Постепенно страх, который она испытывала из-за пистолета в своей попке, исчезает, и на первый план выходит удовольствие. Ее стоны наполняют мой кабинет, и я знаю, что если бы кто-то стоял снаружи, он бы понял, что мы занимаемся здесь сексом, поэтому я достаю из верхнего ящика кусок ткани и комкаю его.

— Открой рот, — приказываю.

Камилла послушно открывает рот, и я запихиваю в него ткань.

— Мы же не хотим, чтобы нас услышали, не так ли?

Она качает головой, все ее тело яростно содрогается на столе.

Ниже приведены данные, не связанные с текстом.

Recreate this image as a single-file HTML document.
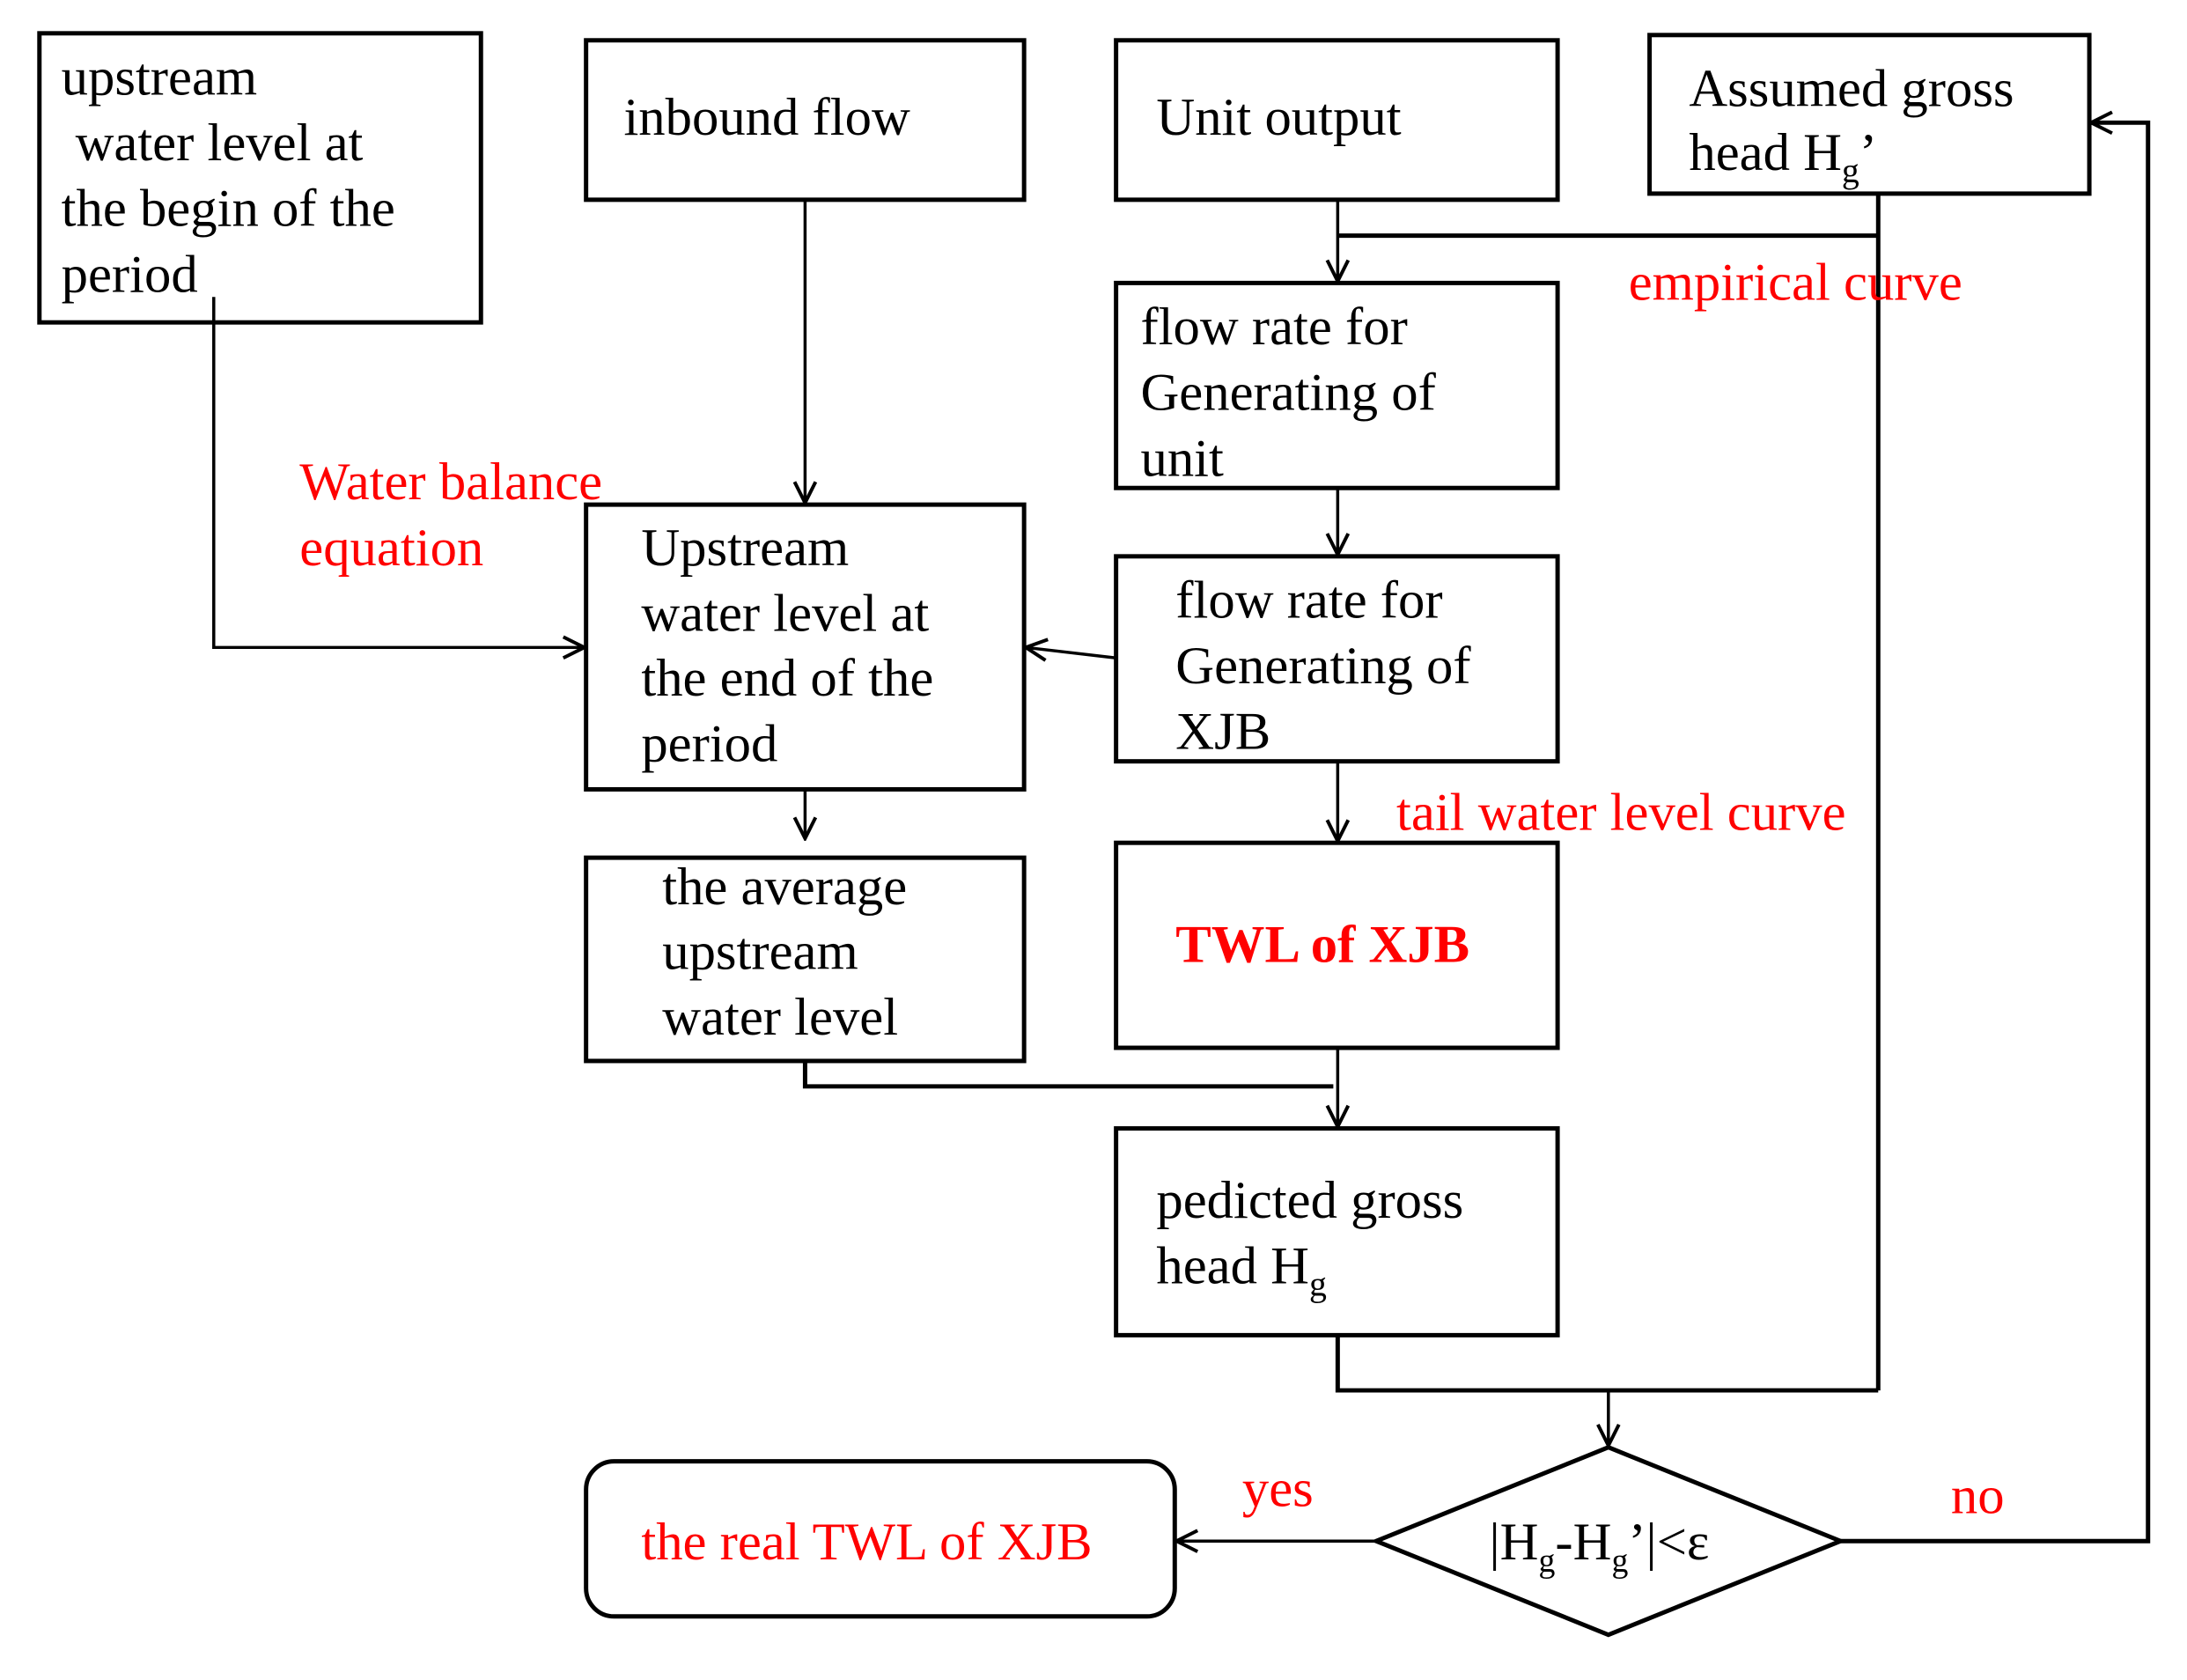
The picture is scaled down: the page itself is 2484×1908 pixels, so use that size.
<!DOCTYPE html>
<html><head><meta charset="utf-8"><style>html,body{margin:0;padding:0;background:#fff}svg{display:block}text{font-family:"Liberation Serif",serif;font-size:61px}</style></head>
<body>
<svg width="2484" height="1908" viewBox="0 0 2484 1908" xmlns="http://www.w3.org/2000/svg">
<defs><marker id="a" markerWidth="30" markerHeight="30" refX="27" refY="15" orient="auto" markerUnits="userSpaceOnUse"><path d="M3,3 L27,15 L3,27" fill="none" stroke="#000" stroke-width="4"/></marker></defs>
<g transform="scale(0.995)">
<g fill="none" stroke="#000" stroke-width="5">
<rect x="45" y="38" width="504" height="330"/>
<rect x="669" y="46" width="500" height="182"/>
<rect x="1274" y="46" width="504" height="182"/>
<rect x="1883" y="40" width="502" height="181"/>
<rect x="1274" y="323" width="504" height="234"/>
<rect x="669" y="576" width="500" height="325"/>
<rect x="1274" y="635" width="504" height="234"/>
<rect x="669" y="979" width="500" height="232"/>
<rect x="1274" y="962" width="504" height="234"/>
<rect x="1274" y="1288" width="504" height="236"/>
<rect x="669" y="1668" width="672" height="177" rx="32"/>
<polygon points="1571,1759 1836,1652 2101,1759 1836,1866"/>
</g>
<g fill="none" stroke="#000" stroke-width="3.5">
<polyline points="244,339 244,739 667,739" marker-end="url(#a)"/>
<line x1="919" y1="228" x2="919" y2="574" marker-end="url(#a)"/>
<line x1="1527" y1="228" x2="1527" y2="321" marker-end="url(#a)"/>
<polyline points="1527,269 2144,269" stroke-width="5"/>
<line x1="2144" y1="221" x2="2144" y2="1587" stroke-width="5"/>
<line x1="1527" y1="557" x2="1527" y2="633" marker-end="url(#a)"/>
<line x1="1274" y1="751" x2="1171" y2="739" marker-end="url(#a)"/>
<line x1="919" y1="901" x2="919" y2="957" marker-end="url(#a)"/>
<line x1="1527" y1="869" x2="1527" y2="960" marker-end="url(#a)"/>
<polyline points="919,1211 919,1240 1522,1240" stroke-width="5"/>
<line x1="1527" y1="1196" x2="1527" y2="1286" marker-end="url(#a)"/>
<polyline points="1527,1524 1527,1587 2144,1587" stroke-width="5"/>
<line x1="1836" y1="1587" x2="1836" y2="1650" marker-end="url(#a)"/>
<line x1="1571" y1="1759" x2="1343" y2="1759" marker-end="url(#a)"/>
<polyline points="2101,1759 2452,1759 2452,140 2387,140" stroke-width="5" marker-end="url(#a)"/>
</g>
<g fill="#000">
<text x="70" y="108">upstream</text>
<text x="86" y="183">water level at</text>
<text x="70" y="258">the begin of the</text>
<text x="70" y="333">period</text>
<text x="712" y="154">inbound flow</text>
<text x="1320" y="154">Unit output</text>
<text x="1928" y="121">Assumed gross</text>
<text x="1928" y="194">head H<tspan font-size="40" dy="14">g</tspan><tspan dy="-14">’</tspan></text>
<text x="1302" y="393">flow rate for</text>
<text x="1302" y="468">Generating of</text>
<text x="1302" y="543">unit</text>
<text x="732" y="645">Upstream</text>
<text x="732" y="720">water level at</text>
<text x="732" y="794">the end of the</text>
<text x="732" y="869">period</text>
<text x="1342" y="705">flow rate for</text>
<text x="1342" y="780">Generating of</text>
<text x="1342" y="855">XJB</text>
<text x="756" y="1032">the average</text>
<text x="756" y="1106">upstream</text>
<text x="756" y="1181">water level</text>
<text x="1320" y="1390">pedicted gross</text>
<text x="1320" y="1465">head H<tspan font-size="40" dy="14">g</tspan></text>
<text x="1700" y="1780" font-size="58">|H<tspan font-size="38" dy="14">g</tspan><tspan dy="-14">-H</tspan><tspan font-size="38" dy="14">g</tspan><tspan dy="-14">’|&lt;ε</tspan></text>
</g>
<g fill="#f00">
<text x="1342" y="1098" font-weight="bold">TWL of XJB</text>
<text x="1859" y="342">empirical curve</text>
<text x="342" y="570">Water balance</text>
<text x="342" y="645">equation</text>
<text x="1594" y="947">tail water level curve</text>
<text x="1418" y="1719">yes</text>
<text x="2227" y="1727">no</text>
<text x="732" y="1780">the real TWL of XJB</text>
</g>
</g>
</svg>
</body></html>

— Ты близка к тому, чтобы кончить для меня?

В ее глазах вспыхивает раздражение, потому что она не может ответить из-за ткани во рту, но она кивает в ответ.

— Хорошо, я хочу почувствовать твой оргазм с пистолетом в твоей попке и моим членом в твоей пизде.

Я чувствую, как тьма пробивается на поверхность, моя жажда крови возвращается с удвоенной силой. К сожалению, я не держу ножи в кабинете, так как это слишком большое искушение. Если бы у меня был один здесь, я бы разрезал ее кожу, пока она разваливается на части.

Я чувствую, как ее мышцы сжимаются вокруг моего члена с каждым толчком. Ее глаза закатываются, когда наслаждение становится невыносимым. Ткань заглушает ее стоны, когда она кончает, содрогаясь на моем столе, поскольку интенсивность оргазма, кажется, сотрясает ее физически.

Не в силах больше сдерживаться, я выпускаю свою сперму глубоко в нее. Я знаю, что Камилла принимает противозачаточные таблетки, потому что проверил ее медицинскую карту в медпункте. В первый раз, когда мы занимались сексом, я был идиотом, который не проверил и трахнул ее без защиты.

Как только мы оба приходим в себя от взаимного кайфа, я вытаскиваю пистолет из ее задницы и бросаю его на стол. Затем вынимаю тряпку у нее изо рта, и она делает глубокий, хриплый вдох. Наше рваное дыхание — единственное, что стоит между нами, так как после того, что только что произошло, нам нечего сказать.

Каждая встреча с Камиллой Морроне все глубже погружает меня в безумие, и я знаю, что должен остановиться, пока не сорвался с обрыва и не нанес непоправимый ущерб.